What is astype() in Pandas?

astype() is a universal type converter that transforms data from one type to another, like converting strings to integers or floats to booleans.

How does to_numeric handle invalid data?

to_numeric has an errors parameter: 'raise' crashes on failure, 'coerce' turns bad values into NaN, and 'ignore' keeps originals unchanged.

What are nullable data types in Pandas?

Nullable types like Int64 (capital I) allow integers to contain missing values without converting to float. They use pd.NA for missing data.

What's the difference between datetime and timedelta?

Datetime represents a point in time (when something happens). Timedelta represents a duration (how long something takes).

Data Type Conversion in Pandas | Complete Guide

🎭 The Shape-Shifter’s Guide to Pandas Data Types

Imagine your data is like Play-Doh. Sometimes it arrives as a messy blob, but you need it to be a perfect star, or a circle, or a number. That’s what data type conversion does—it reshapes your data into exactly what you need!

🌟 The Big Picture

In Pandas, every column has a data type (like int64, float64, object, datetime64). Sometimes your data arrives wearing the wrong costume—numbers dressed as text, dates pretending to be strings.

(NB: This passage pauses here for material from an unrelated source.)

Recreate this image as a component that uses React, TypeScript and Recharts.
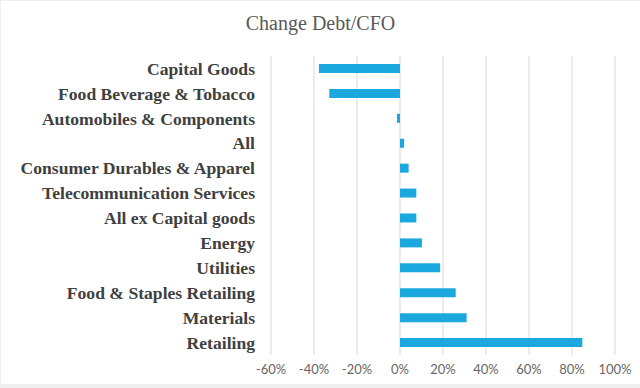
import React from "react";
import { BarChart, Bar, XAxis, YAxis, CartesianGrid } from "recharts";

const categories = [
  "Capital Goods",
  "Food Beverage & Tobacco",
  "Automobiles & Components",
  "All",
  "Consumer Durables & Apparel",
  "Telecommunication Services",
  "All ex Capital goods",
  "Energy",
  "Utilities",
  "Food & Staples Retailing",
  "Materials",
  "Retailing",
];

const changeValues = [-0.377, -0.329, -0.014, 0.019, 0.04, 0.076, 0.076, 0.102, 0.187, 0.259, 0.31, 0.848];

const xTicks = [-0.6, -0.4, -0.2, 0, 0.2, 0.4, 0.6, 0.8, 1.0];

const chartData = categories.map((name, i) => ({ name, value: changeValues[i] }));

const fmtPct = (v: number) => `${Math.round(v * 100)}%`;

export default function App() {
  return (
    <div style={{ position: "absolute", left: 0, top: 0, width: 640, height: 388, background: "#efefef" }}>
      <div style={{ position: "absolute", left: 1, top: 1, width: 639, height: 383, background: "#fff" }}>
        <div
          style={{
            position: "absolute",
            top: 11,
            left: 0,
            width: 639,
            textAlign: "center",
            fontFamily: "'Liberation Serif', serif",
            fontSize: 20,
            color: "#595959",
          }}
        >
          Change Debt/CFO
        </div>
        <BarChart
          width={639}
          height={383}
          data={chartData}
          layout="vertical"
          barCategoryGap="32%"
          margin={{ top: 55, right: 25, bottom: 0, left: 0 }}
        >
          <CartesianGrid horizontal={false} stroke="#d9d9d9" />
          <XAxis
            type="number"
            domain={[-0.6, 1.0]}
            ticks={xTicks}
            tickFormatter={fmtPct}
            axisLine={false}
            tickLine={false}
            tickSize={0}
            tickMargin={10}
            height={29}
            interval={0}
            tick={{ fill: "#666", fontSize: 13, fontFamily: "Lato, sans-serif" }}
          />
          <YAxis
            type="category"
            dataKey="name"
            width={270}
            axisLine={false}
            tickLine={false}
            tickSize={0}
            tickMargin={16}
            interval={0}
            tick={{ fill: "#404040", fontSize: 17.6, fontWeight: "bold", fontFamily: "'Liberation Serif', serif" }}
          />
          <Bar dataKey="value" fill="#1ba8df" isAnimationActive={false} />
        </BarChart>
      </div>
    </div>
  );
}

Type conversion is the magic wardrobe that helps your data wear the right outfit!

graph TD
    A["Raw Data"] --> B{Check Type}
    B --> C["Wrong Type?"]
    C -->|Yes| D["Convert It!"]
    C -->|No| E["Ready to Use"]
    D --> E

🪄 Type Conversion with astype()

What Is It?

astype() is like a universal translator. It takes data in one form and transforms it into another.

The Simple Story

Think of a toy that can change from a car to a robot. astype() is the button you press to make that change!

How It Works

import pandas as pd

# Create a simple DataFrame
df = pd.DataFrame({
    'price': ['100', '200', '300'],
    'quantity': [1.5, 2.0, 3.0]
})

# Convert price from text to numbers
df['price'] = df['price'].astype(int)

# Convert quantity to integer
df['quantity'] = df['quantity'].astype(int)

🎯 Key Points

One type at a time: Pick the destination type
Common conversions: int, float, str, bool
Be careful: Converting 'hello' to int will fail!

🔢 to_numeric() Conversion

What Is It?

to_numeric() is a specialist—it ONLY converts things to numbers. But it’s super smart about it!

The Simple Story

Imagine a picky robot that only accepts numbers. When you hand it "42", it happily takes it. When you hand it "hello", it can either reject it OR replace it with a special “I don’t know” value.

How It Works

import pandas as pd

# Some messy data
data = pd.Series(['1', '2', 'three', '4'])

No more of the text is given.